The Component Graph of the Uniform Spanning Forest: Transitions in Dimensions $9,10,11,\ldots$

TL;DR

This paper investigates how the connectivity properties of the component graph derived from the uniform spanning forest differ across dimensions, revealing dimension-dependent structural changes and introducing the concept of ubiquitous subgraphs.

Contribution

It introduces the notion of ubiquitous subgraphs in the component graph and hypergraph, showing how their structure varies with dimension, refining previous results on diameter growth.

Findings

Ubiquitous subgraphs change with dimension above 8

Ubiquitous subhypergraphs distinguish dimensions 5 to 8

Diameter of the component graph increases with dimension

Abstract

We prove that the uniform spanning forests of $\mathbb{Z}^d$ and $\mathbb{Z}^{\ell}$ have qualitatively different connectivity properties whenever $\ell >d \geq 4$. In particular, we consider the graph formed by contracting each tree of the uniform spanning forest down to a single vertex, which we call the component graph.
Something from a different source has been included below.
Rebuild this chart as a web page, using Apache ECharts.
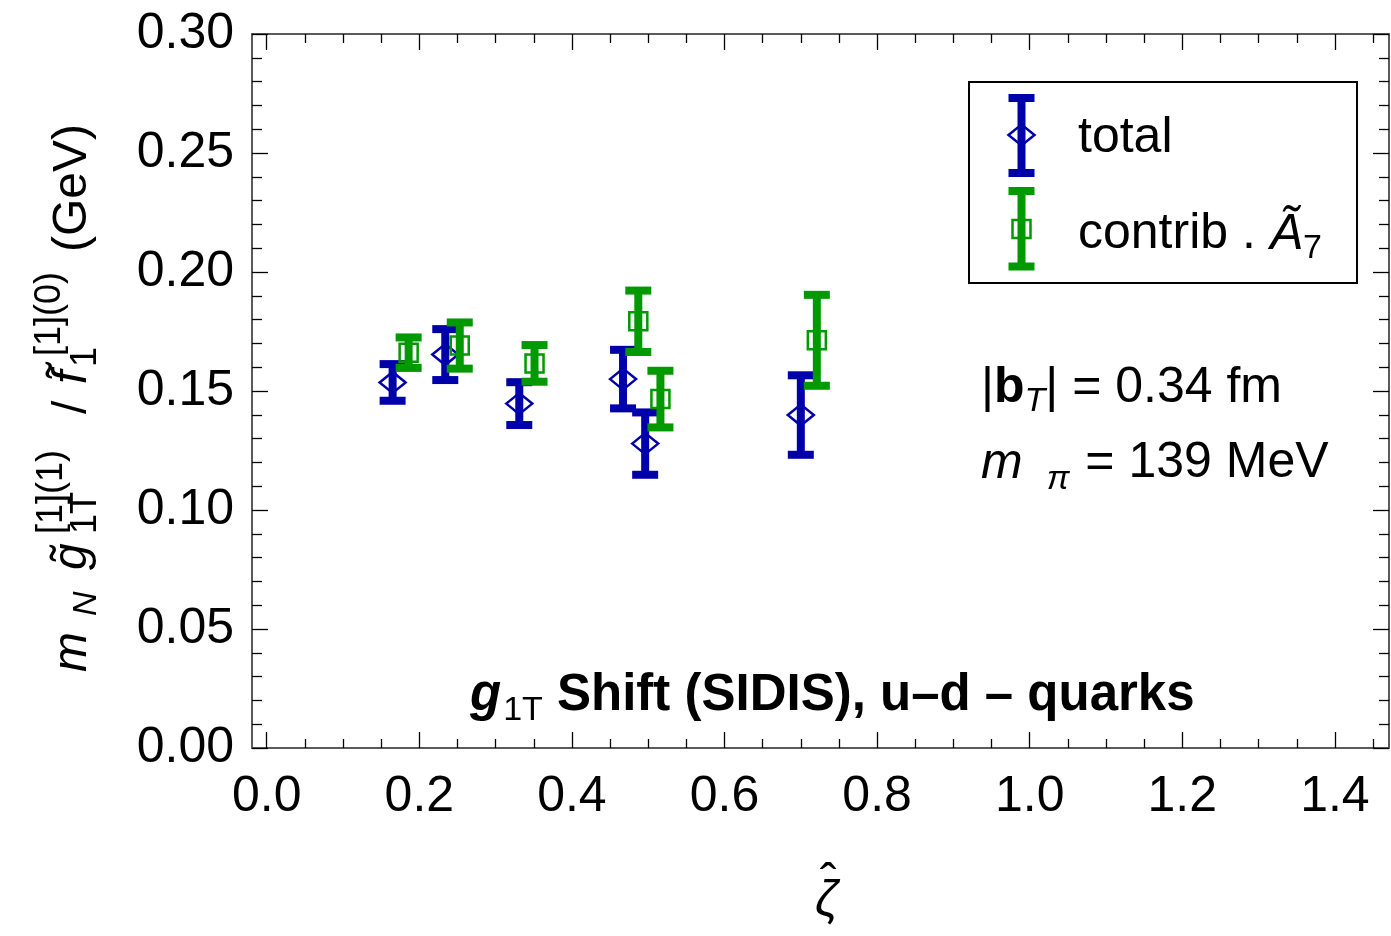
<!DOCTYPE html>
<html>
<head>
<meta charset="utf-8">
<script src="https://cdn.jsdelivr.net/npm/echarts@6/dist/echarts.min.js"></script>
<style>
  html, body { margin: 0; padding: 0; background: #ffffff; }
  #chart { width: 1391px; height: 936px; }
</style>
</head>
<body>
<div id="chart"></div>
<script>
// zeta-hat positions, central values and uncertainties (GeV)
const zetaTotal = [0.165, 0.234, 0.331, 0.467, 0.496, 0.700];
const valTotal  = [0.1536, 0.1653, 0.1447, 0.1550, 0.1279, 0.1399];
const errTotal  = [0.0077, 0.0107, 0.0090, 0.0123, 0.0131, 0.0167];

const zetaA7 = [0.186, 0.253, 0.351, 0.487, 0.516, 0.721];
const valA7  = [0.1661, 0.1691, 0.1616, 0.1793, 0.1466, 0.1713];
const errA7  = [0.0064, 0.0097, 0.0077, 0.0129, 0.0119, 0.0191];

// axis ticks
const xMajorTicks = [0.0, 0.2, 0.4, 0.6, 0.8, 1.0, 1.2, 1.4];
const xMinorTicks = [0.05, 0.1, 0.15, 0.25, 0.3, 0.35, 0.45, 0.5, 0.55, 0.65, 0.7, 0.75,
                     0.85, 0.9, 0.95, 1.05, 1.1, 1.15, 1.25, 1.3, 1.35, 1.45];
const xMin = -0.0193, xMax = 1.4709;
const yMin = 0, yMax = 0.30, yStep = 0.05;

const BLUE = '#0000aa';
const GREEN = '#009900';
const FONT = '"Liberation Sans", Arial, Helvetica, sans-serif';

const chart = echarts.init(document.getElementById('chart'), null, { renderer: 'canvas' });

// ---- text helpers -------------------------------------------------------
const measureCtx = document.createElement('canvas').getContext('2d');
function fontStr(r) {
  return (r.italic ? 'italic ' : 'normal ') + (r.bold ? 'bold ' : 'normal ') + r.size + 'px ' + FONT;
}
function textWidth(r) {
  measureCtx.font = fontStr(r);
  return measureCtx.measureText(r.text).width;
}
// place a text run so that its alphabetic baseline lands at `baseline`
function textEl(x, baseline, r) {
  return {
    type: 'text',
    x: x,
    y: baseline - 0.3465 * r.size,
    silent: true,
    style: {
      text: r.text,
      fontSize: r.size,
      fontFamily: FONT,
      fontStyle: r.italic ? 'italic' : 'normal',
      fontWeight: r.bold ? 'bold' : 'normal',
      fill: r.color || '#000',
      align: 'left',
      verticalAlign: 'middle'
    }
  };
}
// lay runs out one after another; run.dy shifts the baseline (sub/superscripts)
function runLine(x, baseline, runs) {
  const out = [];
  let cx = x;
  runs.forEach(function (r) {
    cx += r.dx || 0;
    out.push(textEl(cx, baseline + (r.dy || 0), r));
    cx += textWidth(r);
  });
  return out;
}

// ---- error-bar marks ----------------------------------------------------
function markerShape(marker, cx, cy, color) {
  if (marker === 'diamond') {
    return {
      type: 'polygon',
      shape: { points: [[cx - 13, cy], [cx, cy - 10.5], [cx + 13, cy], [cx, cy + 10.5]] },
      style: { fill: 'none', stroke: color, lineWidth: 2.5 }
    };
  }
  return {
    type: 'rect',
    shape: { x: cx - 9, y: cy - 9, width: 18, height: 18 },
    style: { fill: 'none', stroke: color, lineWidth: 2.5 }
  };
}
function errorBarRenderer(color, marker) {
  return function (params, api) {
    const x = api.value(0), y = api.value(1), e = api.value(2);
    const c = api.coord([x, y]);
    const hi = api.coord([x, y + e]);
    const lo = api.coord([x, y - e]);
    const capHalf = 13;
    const ls = { stroke: color, lineWidth: 8, lineCap: 'butt' };
    return {
      type: 'group',
      children: [
        { type: 'line', shape: { x1: c[0], y1: hi[1], x2: c[0], y2: lo[1] }, style: ls },
        { type: 'line', shape: { x1: c[0] - capHalf, y1: hi[1], x2: c[0] + capHalf, y2: hi[1] }, style: ls },
        { type: 'line', shape: { x1: c[0] - capHalf, y1: lo[1], x2: c[0] + capHalf, y2: lo[1] }, style: ls },
        markerShape(marker, c[0], c[1], color)
      ]
    };
  };
}

const dataTotal = zetaTotal.map(function (z, i) { return [z, valTotal[i], errTotal[i]]; });
const dataA7 = zetaA7.map(function (z, i) { return [z, valA7[i], errA7[i]]; });

// ---- axes ---------------------------------------------------------------
const frameLine = { show: true, onZero: false, lineStyle: { color: '#5a5a5a', width: 2 } };
const tickLine = { color: '#000000', width: 1.3 };

function xAxisPair(position, withLabels) {
  return [
    {
      type: 'value', position: position, min: xMin, max: xMax,
      axisLine: frameLine,
      axisTick: { show: true, inside: true, length: 16, customValues: xMajorTicks, lineStyle: tickLine },
      axisLabel: {
        show: withLabels, customValues: xMajorTicks, margin: 24,
        formatter: function (v) { return v.toFixed(1); },
        fontSize: 50, fontFamily: FONT, color: '#000'
      },
      splitLine: { show: false }
    },
    {
      type: 'value', position: position, min: xMin, max: xMax,
      axisLine: { show: false, onZero: false },
      axisTick: { show: true, inside: true, length: 9, customValues: xMinorTicks, lineStyle: tickLine },
      axisLabel: { show: false },
      splitLine: { show: false }
    }
  ];
}
function yAxisDef(position, withLabels) {
  return {
    type: 'value', position: position, min: yMin, max: yMax, interval: yStep,
    axisLine: frameLine,
    axisTick: { show: true, inside: true, length: 16, lineStyle: tickLine },
    minorTick: { show: true, splitNumber: 5, length: 10, lineStyle: tickLine },
    axisLabel: {
      show: withLabels, margin: 18,
      formatter: function (v) { return v.toFixed(2); },
      fontSize: 50, fontFamily: FONT, color: '#000'
    },
    splitLine: { show: false },
    minorSplitLine: { show: false }
  };
}

// ---- annotations ----------------------------------------------------------
const graphics = [];

// vertical axis title, written along the baseline and turned upright
const yTitleRuns = [
  { x: 0,   dy: 0,   text: 'm', size: 48, italic: true },
  { x: 56,  dy: 9,   text: 'N', size: 34, italic: true },
  { x: 102, dy: 0,   text: 'g', size: 48, italic: true },
  { x: 111, dy: -2,  text: '\u02DC', size: 48 },
  { x: 138, dy: -24, text: '[1](1)', size: 36 },
  { x: 138, dy: 10,  text: '1T', size: 36 },
  { x: 258, dy: 0,   text: '/', size: 48 },
  { x: 288, dy: 0,   text: 'f', size: 48, italic: true },
  { x: 294, dy: -6,  text: '\u02DC', size: 48 },
  { x: 305, dy: 10,  text: '1', size: 36 },
  { x: 316, dy: -26, text: '[1](0)', size: 36 },
  { x: 420, dy: 0,   text: '(GeV)', size: 48 }
];
graphics.push({
  type: 'group',
  x: 89, y: 672,
  rotation: Math.PI / 2,
  silent: true,
  children: yTitleRuns.map(function (r) { return textEl(r.x, r.dy, r); })
});

// horizontal axis title: zeta with a hat
graphics.push(textEl(815, 918, { text: '\u03B6', size: 50, italic: true }));
graphics.push(textEl(820, 902, { text: '\u02C6', size: 50 }));

// panel caption
graphics.push.apply(graphics, runLine(470, 714, [
  { text: 'g', size: 51, italic: true, bold: true },
  { text: '1T', size: 34, dy: 8, dx: 2 },
  { text: ' Shift (SIDIS), u\u2013d \u2013 quarks', size: 51, bold: true }
]));

// lattice parameters
graphics.push.apply(graphics, runLine(981, 406, [
  { text: '|', size: 50 },
  { text: 'b', size: 50, bold: true },
  { text: 'T', size: 34, italic: true, dy: 7 },
  { text: '| = 0.34 fm', size: 50 }
]));
graphics.push.apply(graphics, runLine(981, 481, [
  { text: 'm', size: 50, italic: true },
  { text: '\u03C0', size: 34, italic: true, dy: 10, dx: 24 },
  { text: ' = 139 MeV', size: 50, dx: 2 }
]));

// legend box with error-bar symbols
graphics.push({
  type: 'rect', silent: true,
  shape: { x: 969, y: 82, width: 388, height: 201 },
  style: { fill: '#ffffff', stroke: '#000000', lineWidth: 2 }
});
function legendSymbol(cx, yTop, yBot, cy, color, marker) {
  const ls = { stroke: color, lineWidth: 8 };
  return [
    { type: 'line', silent: true, shape: { x1: cx, y1: yTop, x2: cx, y2: yBot }, style: ls },
    { type: 'line', silent: true, shape: { x1: cx - 13, y1: yTop, x2: cx + 13, y2: yTop }, style: ls },
    { type: 'line', silent: true, shape: { x1: cx - 13, y1: yBot, x2: cx + 13, y2: yBot }, style: ls },
    Object.assign({ silent: true }, markerShape(marker, cx, cy, color))
  ];
}
graphics.push.apply(graphics, legendSymbol(1021.5, 98, 173, 135, BLUE, 'diamond'));
graphics.push.apply(graphics, legendSymbol(1021.5, 191, 266.5, 229, GREEN, 'square'));
graphics.push.apply(graphics, runLine(1078, 156, [{ text: 'total', size: 50 }]));
graphics.push.apply(graphics, runLine(1078, 252, [
  { text: 'contrib . ', size: 50 },
  { text: '\u00C3', size: 50, italic: true },
  { text: '7', size: 34, dy: 8 }
]));

const option = {
  backgroundColor: '#ffffff',
  animation: false,
  grid: { left: 252, right: 2, top: 34, bottom: 188, containLabel: false },
  xAxis: [].concat(xAxisPair('bottom', true), xAxisPair('top', false)),
  yAxis: [yAxisDef('left', true), yAxisDef('right', false)],
  series: [
    {
      name: 'total', type: 'custom', xAxisIndex: 0, yAxisIndex: 0,
      renderItem: errorBarRenderer(BLUE, 'diamond'),
      encode: { x: 0, y: 1 },
      data: dataTotal, z: 2
    },
    {
      name: 'contrib. A7', type: 'custom', xAxisIndex: 0, yAxisIndex: 0,
      renderItem: errorBarRenderer(GREEN, 'square'),
      encode: { x: 0, y: 1 },
      data: dataA7, z: 3
    }
  ],
  graphic: graphics
};
chart.setOption(option);
</script>
</body>
</html>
We introduce the notion of ubiquitous subgraphs and show that the set of ubiquitous subgraphs of the component graph changes whenever the dimension changes and is above $8$. To separate dimensions $5,6,7,$ and $8$, we prove a similar result concerning ubiquitous subhypergraphs in the component hypergraph. Our result sharpens a theorem of Benjamini, Kesten, Peres, and Schramm, who proved that the diameter of the component graph increases by one every time the dimension increases by four.